Troop Shortage Fallout: The Disastrous Consequences of Recruiting Unfit Soldiers

The Tampa Tribune (Florida)

Mom says enlisting in army started son’s downfall 

July 20, 2008, Tampa, FL – When the United States was attacked on Sept. 11, 2001, 14-year-old Phillip Michael Pearson told his mother he wanted to join the military as soon as he graduated from Alonso High School.

The wrestling team captain graduated early at age 17, but his mother wouldn’t sign the papers. When he turned 18 in 2004, he immediately enlisted, said his mother, Tonya Shelton.

His entry into the Army, where he trained for Special Forces, was the beginning of a downward spiral, Shelton said. That ended Tuesday when his body was found in a courtyard between four air conditioning units at the Altamonte Apartments on North Himes Avenue.

“There was not one person that knew him before he went in the Army that would say anything negative,” Shelton said. “Before he went in the Army, he had no problems whatsoever.”

After initial training in Oklahoma, he was sent to Fort Benning, Ga., Shelton said. He told his mother the place had a party atmosphere like a college dorm.

“These kids in the Army created their own games to fight boredom,” Shelton said.

She said her son complained there was no structure, and that his fellow trainees were getting into trouble.

They were being trained for chemical and biological warfare and had to spend prolonged periods of time inside gas chambers, Shelton said. The experience was like torture, she said, and made the young men and women sick.

The trainees started experimenting with huffing Freon, which is used in air conditioners, she said. Her son told her it made him euphoric like nothing he’d ever experienced.

“Before he started doing this, he was training for something, and he was put on antipsychotic medication,” Shelton said.

Fits Of Rage, Talking To Himself

Less than a year after he went into the Army, she said, Pearson received an honorable medical discharge. He never got the chance to serve overseas.  When he came home, he was not the same person.

Before the Army, “he would go out of his way to help anyone,” Shelton said. “Phillip was somebody, he had a great smile. He always had arms open and ready to comfort you … He would make you laugh. He was a sweetheart all around. He would play his guitar. When he came back, he hardly ever played his guitar anymore.”

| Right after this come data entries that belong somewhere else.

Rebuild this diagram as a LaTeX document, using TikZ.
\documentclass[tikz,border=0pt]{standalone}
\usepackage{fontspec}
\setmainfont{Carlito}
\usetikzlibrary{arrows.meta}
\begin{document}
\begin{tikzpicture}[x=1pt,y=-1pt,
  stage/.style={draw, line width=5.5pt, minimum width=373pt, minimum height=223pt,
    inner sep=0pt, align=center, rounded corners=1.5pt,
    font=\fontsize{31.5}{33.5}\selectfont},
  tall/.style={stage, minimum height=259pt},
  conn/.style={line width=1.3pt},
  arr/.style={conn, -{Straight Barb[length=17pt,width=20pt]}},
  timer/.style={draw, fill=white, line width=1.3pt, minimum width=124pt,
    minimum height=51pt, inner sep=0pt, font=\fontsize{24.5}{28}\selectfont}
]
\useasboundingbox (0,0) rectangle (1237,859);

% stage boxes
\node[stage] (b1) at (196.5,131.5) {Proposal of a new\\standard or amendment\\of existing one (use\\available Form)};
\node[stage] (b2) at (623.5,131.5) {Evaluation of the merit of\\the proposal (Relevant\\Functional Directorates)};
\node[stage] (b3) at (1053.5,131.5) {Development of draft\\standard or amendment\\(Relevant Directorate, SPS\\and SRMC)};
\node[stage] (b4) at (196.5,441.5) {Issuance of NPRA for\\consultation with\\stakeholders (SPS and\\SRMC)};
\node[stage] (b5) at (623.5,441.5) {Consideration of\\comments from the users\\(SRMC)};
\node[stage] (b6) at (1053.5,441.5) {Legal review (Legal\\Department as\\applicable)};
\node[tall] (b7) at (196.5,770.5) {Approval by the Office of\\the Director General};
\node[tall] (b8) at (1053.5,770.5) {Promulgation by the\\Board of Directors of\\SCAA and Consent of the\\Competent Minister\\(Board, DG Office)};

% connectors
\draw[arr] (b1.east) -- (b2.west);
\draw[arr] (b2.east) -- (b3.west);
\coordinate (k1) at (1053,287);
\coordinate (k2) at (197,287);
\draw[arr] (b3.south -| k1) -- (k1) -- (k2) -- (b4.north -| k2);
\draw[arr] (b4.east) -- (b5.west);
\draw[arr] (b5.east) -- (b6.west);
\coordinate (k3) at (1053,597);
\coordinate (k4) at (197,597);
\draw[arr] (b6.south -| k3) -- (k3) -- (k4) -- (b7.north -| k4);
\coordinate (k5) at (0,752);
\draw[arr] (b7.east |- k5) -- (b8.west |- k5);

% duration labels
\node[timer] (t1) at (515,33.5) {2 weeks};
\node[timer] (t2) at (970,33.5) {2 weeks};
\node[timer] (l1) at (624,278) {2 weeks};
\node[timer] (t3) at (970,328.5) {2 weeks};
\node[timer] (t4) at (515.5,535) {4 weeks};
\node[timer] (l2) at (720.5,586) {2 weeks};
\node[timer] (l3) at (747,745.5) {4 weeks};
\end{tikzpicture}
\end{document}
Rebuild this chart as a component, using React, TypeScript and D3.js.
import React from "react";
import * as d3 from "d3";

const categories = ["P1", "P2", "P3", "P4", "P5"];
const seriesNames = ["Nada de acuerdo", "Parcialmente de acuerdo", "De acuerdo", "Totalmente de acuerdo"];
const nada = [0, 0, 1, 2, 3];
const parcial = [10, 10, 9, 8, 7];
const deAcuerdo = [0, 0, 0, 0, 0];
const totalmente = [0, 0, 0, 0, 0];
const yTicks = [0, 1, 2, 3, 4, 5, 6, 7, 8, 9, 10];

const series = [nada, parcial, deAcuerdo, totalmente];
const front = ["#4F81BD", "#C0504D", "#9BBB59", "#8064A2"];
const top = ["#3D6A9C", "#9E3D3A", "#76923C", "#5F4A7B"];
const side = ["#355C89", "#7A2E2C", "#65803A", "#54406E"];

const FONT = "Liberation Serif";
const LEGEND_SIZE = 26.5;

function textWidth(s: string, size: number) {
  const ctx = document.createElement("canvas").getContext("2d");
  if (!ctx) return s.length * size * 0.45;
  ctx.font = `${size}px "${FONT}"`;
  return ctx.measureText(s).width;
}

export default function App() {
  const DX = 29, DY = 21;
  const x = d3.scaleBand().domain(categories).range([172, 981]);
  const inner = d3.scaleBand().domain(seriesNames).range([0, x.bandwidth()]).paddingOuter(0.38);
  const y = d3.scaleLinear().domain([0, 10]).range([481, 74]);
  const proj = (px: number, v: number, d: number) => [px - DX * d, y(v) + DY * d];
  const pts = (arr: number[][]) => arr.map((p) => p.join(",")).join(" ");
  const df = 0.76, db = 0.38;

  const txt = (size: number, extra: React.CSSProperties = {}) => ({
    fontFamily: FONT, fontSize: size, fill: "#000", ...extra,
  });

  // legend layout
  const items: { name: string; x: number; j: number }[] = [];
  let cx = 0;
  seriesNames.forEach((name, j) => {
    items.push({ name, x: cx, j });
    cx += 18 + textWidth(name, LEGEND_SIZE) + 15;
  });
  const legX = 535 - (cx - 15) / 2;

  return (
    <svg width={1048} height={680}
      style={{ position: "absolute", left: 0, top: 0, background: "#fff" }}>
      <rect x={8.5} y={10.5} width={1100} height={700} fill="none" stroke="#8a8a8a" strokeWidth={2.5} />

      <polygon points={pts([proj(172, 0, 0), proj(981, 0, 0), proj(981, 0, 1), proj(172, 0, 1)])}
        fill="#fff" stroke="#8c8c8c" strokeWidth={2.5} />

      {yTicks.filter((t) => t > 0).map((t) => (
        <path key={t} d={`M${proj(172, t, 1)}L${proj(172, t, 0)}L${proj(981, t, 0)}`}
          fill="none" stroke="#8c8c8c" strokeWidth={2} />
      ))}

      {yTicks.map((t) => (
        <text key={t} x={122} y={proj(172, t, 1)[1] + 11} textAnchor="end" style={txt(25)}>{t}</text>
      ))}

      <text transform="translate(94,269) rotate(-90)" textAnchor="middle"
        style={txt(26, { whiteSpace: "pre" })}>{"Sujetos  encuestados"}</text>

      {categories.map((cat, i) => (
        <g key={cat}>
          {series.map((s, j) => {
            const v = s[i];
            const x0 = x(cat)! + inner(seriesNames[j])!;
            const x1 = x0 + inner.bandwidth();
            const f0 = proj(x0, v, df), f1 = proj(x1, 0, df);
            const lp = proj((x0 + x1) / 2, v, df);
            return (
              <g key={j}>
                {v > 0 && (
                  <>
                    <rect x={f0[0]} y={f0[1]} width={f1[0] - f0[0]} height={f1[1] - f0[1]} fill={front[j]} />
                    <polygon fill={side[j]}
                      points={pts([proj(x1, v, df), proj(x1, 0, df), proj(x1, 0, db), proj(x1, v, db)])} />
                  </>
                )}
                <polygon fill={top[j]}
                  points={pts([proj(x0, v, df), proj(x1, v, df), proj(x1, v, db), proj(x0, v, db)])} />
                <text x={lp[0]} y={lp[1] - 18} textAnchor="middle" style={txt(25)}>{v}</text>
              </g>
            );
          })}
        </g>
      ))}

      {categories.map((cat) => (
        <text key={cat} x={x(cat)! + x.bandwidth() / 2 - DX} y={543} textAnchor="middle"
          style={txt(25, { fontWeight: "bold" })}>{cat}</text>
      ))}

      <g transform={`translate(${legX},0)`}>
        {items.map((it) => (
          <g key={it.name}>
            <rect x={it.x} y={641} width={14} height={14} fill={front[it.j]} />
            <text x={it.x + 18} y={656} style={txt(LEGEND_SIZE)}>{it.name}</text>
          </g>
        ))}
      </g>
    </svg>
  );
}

He would go into rages, she said. He would talk to himself. Pearson, who previously had only two misdemeanor charges for larceny/petty theft as a juvenile, started getting arrested for trespassing, petit theft and burglary, Shelton said. Police would find him standing in the street talking to himself.

One time, he was doing some steel work with his brother when he disappeared. His brother found him in a cantaloupe patch, crawling on his elbows and knees. He told his brother to get down or else they would be seen.

Shelton said the family tried to get psychiatric help, but there were certain things he refused to talk about.

“They can’t help him if they don’t know what’s going on,” she said. “He said, ‘Mom, if I tell him everything, I can get court-martialed for treason.'”

Still, he was in and out of treatment. “I’ve had him at Northside Mental Health Center,” Shelton said. “He was at the VA hospital and psychiatric ward.”

He was hospitalized several times under the state’s Baker Act. Toward the end, he stopped taking his medications because he didn’t like the side effects.

“All he wanted to do was get his head back and be normal again,” Shelton said.

The Last Visit

“The last day I had seen him was Saturday,” Shelton said. She and her fiance tried to get him to stay with them for a couple of weeks.

It was tough, she said, because he would get up in the middle of the night with flashbacks and start raging.

“We let him in on Saturday and he took a shower,” she said. “He said it would be easier to stay with a homeless friend in a shed. We begged him to stay. I fed him breakfast … He started getting more and more irritated with little things that were going on.”

Pearson became irate and “just took off running. He ran, I guess directly to the apartments. He had been living in the apartments between the air-conditioning units.”

She said investigators told her the last time anyone saw him alive was Monday. He was walking around talking to himself. The witness thought he had a Bluetooth device in his ear because he was just talking.

The next day, his body was found. There was no trauma to the body or indication of foul play, the Hillsborough County Sheriff’s Office reported.

“He’s in a better place,” Shelton said.

Shelton thinks he died from huffing. “I’m hoping it was as quick and painless as they say,” she said.

She said she isn’t angry with the military for the damage she said was done to her son.

“I can’t blame the Army for this. They do what they need to do. I blame the Army for not helping my son after he was released.

“They knew he had a problem when they released him and they didn’t follow through with any help,” she said.

She said he was approved for VA benefits. “I just now received a bill from VA for $6,000 for my son,” she said. “I blame them for not following up on these kids that are discharged on these medications that had no problems when they go in.

“Once they get these kids in, it’s either do or die.”

Now she is left to plan her son’s memorial service. She said it will be at the clubhouse of the Carrollwood Station Apartments on Colwell Avenue. Friends will be received between 1 and 5 p.m. Tuesday.